## GIVEN MATERIAL

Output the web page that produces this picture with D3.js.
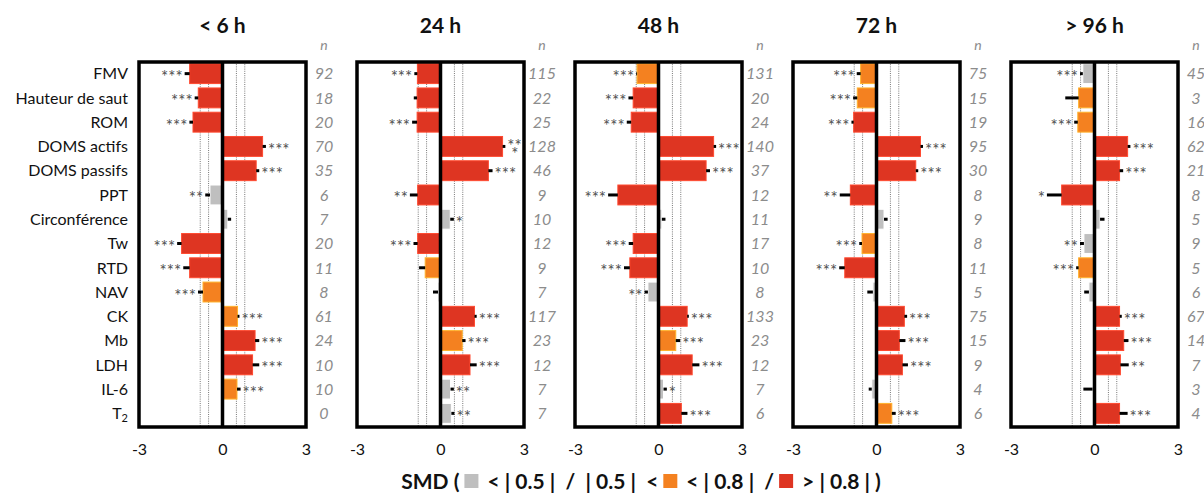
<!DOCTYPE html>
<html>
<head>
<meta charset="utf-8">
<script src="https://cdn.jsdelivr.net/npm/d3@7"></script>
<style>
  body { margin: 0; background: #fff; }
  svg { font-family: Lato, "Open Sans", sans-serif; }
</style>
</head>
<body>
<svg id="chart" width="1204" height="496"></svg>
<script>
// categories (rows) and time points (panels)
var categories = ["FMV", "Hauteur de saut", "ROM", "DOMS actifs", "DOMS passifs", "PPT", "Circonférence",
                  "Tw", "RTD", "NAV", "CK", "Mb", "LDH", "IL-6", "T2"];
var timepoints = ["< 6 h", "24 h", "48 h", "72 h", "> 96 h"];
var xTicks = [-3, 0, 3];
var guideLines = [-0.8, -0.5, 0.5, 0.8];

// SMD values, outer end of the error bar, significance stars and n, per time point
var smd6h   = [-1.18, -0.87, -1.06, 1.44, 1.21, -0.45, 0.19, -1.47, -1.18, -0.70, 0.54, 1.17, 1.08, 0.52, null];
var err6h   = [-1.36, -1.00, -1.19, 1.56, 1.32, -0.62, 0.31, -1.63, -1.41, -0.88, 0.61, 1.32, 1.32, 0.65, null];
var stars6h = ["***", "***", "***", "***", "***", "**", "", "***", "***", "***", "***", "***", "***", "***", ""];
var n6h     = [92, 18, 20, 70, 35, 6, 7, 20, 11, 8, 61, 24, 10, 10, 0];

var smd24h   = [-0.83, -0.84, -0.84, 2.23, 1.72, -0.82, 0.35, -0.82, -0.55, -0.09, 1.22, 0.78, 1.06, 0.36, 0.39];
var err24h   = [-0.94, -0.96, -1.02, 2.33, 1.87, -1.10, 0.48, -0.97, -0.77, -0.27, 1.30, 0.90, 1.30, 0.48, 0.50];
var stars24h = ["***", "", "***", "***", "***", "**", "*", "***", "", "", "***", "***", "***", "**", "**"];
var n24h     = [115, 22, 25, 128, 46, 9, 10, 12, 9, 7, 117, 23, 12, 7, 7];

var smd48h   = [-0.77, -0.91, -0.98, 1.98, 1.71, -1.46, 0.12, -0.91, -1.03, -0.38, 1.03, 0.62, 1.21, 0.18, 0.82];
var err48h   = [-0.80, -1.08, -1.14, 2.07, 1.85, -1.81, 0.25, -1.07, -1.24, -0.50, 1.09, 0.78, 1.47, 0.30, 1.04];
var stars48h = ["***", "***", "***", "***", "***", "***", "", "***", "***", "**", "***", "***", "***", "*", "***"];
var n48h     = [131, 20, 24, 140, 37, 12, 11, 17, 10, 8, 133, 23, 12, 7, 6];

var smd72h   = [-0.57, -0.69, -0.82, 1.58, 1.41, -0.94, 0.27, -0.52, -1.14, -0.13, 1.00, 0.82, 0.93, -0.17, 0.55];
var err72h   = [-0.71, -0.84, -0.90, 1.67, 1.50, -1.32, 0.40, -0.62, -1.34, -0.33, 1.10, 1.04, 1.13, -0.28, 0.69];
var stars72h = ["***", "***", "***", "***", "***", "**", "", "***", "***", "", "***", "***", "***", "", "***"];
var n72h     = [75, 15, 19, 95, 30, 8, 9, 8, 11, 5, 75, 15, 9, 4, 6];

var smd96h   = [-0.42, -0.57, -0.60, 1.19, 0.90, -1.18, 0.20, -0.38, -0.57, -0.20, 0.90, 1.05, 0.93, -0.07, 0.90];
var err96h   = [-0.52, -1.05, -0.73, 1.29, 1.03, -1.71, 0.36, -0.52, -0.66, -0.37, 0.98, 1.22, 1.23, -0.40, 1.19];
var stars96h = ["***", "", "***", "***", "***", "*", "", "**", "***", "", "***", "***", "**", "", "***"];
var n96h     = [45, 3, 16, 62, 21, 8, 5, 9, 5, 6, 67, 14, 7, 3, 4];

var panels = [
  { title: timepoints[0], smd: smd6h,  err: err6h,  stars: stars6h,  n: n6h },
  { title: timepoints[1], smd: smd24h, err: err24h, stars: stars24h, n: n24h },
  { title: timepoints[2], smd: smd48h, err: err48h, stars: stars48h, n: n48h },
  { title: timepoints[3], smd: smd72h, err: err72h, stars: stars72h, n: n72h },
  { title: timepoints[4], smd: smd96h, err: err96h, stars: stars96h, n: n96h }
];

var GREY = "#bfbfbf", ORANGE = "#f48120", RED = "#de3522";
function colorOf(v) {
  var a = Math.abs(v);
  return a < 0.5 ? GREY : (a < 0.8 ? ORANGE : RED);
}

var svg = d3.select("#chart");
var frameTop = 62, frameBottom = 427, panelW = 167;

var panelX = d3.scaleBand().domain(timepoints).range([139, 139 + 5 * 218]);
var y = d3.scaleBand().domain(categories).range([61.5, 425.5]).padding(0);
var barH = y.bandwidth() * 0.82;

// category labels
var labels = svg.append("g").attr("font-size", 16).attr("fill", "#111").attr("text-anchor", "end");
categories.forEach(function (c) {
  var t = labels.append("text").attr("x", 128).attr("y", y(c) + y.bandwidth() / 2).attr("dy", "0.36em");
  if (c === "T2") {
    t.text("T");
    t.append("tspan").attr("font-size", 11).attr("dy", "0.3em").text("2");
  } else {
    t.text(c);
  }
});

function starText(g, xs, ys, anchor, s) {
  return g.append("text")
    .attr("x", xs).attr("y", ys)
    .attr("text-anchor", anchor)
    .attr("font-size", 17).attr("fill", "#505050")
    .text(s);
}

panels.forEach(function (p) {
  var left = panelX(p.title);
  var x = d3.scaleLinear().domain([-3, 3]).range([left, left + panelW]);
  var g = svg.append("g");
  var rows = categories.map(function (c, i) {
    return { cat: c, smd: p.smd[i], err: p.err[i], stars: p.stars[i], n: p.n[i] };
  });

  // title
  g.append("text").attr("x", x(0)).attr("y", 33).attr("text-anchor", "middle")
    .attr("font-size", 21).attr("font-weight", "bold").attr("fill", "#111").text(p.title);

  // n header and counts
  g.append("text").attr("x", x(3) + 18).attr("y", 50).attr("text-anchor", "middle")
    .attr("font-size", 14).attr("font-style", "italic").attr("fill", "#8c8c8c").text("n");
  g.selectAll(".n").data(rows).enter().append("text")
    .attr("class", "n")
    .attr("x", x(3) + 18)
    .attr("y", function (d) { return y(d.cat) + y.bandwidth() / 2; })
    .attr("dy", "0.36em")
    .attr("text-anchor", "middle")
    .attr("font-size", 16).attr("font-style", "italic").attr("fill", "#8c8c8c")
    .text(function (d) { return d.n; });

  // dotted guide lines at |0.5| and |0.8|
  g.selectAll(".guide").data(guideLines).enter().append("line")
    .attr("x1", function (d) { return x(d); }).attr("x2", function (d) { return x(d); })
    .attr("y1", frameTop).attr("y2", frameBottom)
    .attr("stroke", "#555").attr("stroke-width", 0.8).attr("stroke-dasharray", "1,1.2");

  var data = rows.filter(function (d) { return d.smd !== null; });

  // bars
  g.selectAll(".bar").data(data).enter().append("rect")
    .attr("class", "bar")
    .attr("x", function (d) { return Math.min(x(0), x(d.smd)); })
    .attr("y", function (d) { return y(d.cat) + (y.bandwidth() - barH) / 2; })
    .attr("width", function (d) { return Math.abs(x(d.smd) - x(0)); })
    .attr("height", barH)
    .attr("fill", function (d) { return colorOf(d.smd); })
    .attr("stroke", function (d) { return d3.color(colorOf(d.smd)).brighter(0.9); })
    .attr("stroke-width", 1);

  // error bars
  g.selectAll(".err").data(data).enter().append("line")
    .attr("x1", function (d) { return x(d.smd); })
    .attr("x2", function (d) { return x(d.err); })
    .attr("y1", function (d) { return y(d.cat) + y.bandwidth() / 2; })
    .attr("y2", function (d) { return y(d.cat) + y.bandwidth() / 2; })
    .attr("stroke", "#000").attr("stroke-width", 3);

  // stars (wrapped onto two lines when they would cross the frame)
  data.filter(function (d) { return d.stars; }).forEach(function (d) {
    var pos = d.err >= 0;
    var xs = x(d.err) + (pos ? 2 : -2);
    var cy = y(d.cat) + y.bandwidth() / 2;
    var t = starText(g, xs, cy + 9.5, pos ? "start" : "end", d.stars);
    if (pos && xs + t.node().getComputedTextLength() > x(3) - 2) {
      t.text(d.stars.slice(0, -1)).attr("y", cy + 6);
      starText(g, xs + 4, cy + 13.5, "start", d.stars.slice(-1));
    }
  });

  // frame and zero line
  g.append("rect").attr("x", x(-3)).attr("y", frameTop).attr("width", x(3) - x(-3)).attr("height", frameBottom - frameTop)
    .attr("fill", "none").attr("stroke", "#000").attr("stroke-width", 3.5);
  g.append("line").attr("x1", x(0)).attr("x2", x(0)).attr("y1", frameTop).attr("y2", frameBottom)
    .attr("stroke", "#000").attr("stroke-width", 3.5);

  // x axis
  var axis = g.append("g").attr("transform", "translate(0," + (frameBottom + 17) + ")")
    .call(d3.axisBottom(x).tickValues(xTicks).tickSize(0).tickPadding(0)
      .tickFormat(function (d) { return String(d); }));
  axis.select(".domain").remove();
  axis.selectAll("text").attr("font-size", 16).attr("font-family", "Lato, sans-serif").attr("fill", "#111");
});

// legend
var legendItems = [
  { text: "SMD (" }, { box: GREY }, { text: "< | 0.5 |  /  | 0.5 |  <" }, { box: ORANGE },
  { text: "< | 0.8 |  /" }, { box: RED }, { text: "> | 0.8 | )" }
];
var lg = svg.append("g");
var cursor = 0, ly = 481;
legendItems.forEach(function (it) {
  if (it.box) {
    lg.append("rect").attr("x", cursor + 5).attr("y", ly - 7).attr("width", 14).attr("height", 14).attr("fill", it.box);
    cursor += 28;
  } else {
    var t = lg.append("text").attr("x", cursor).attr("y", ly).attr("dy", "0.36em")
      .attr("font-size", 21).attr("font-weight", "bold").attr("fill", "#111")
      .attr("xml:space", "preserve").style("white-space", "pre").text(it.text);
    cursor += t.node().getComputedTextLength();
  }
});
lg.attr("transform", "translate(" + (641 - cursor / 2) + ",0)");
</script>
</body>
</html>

## OBJECTIVE
Leave out the pictures and restate, word for word, the lines from the top of the data through the line containing "var guideLines = [-0.8, -0.5, 0.5, 0.8];", both included.

## REPLY
Output the web page that produces this picture with D3.js.
<!DOCTYPE html>
<html>
<head>
<meta charset="utf-8">
<script src="https://cdn.jsdelivr.net/npm/d3@7"></script>
<style>
  body { margin: 0; background: #fff; }
  svg { font-family: Lato, "Open Sans", sans-serif; }
</style>
</head>
<body>
<svg id="chart" width="1204" height="496"></svg>
<script>
// categories (rows) and time points (panels)
var categories = ["FMV", "Hauteur de saut", "ROM", "DOMS actifs", "DOMS passifs", "PPT", "Circonférence",
                  "Tw", "RTD", "NAV", "CK", "Mb", "LDH", "IL-6", "T2"];
var timepoints = ["< 6 h", "24 h", "48 h", "72 h", "> 96 h"];
var xTicks = [-3, 0, 3];
var guideLines = [-0.8, -0.5, 0.5, 0.8];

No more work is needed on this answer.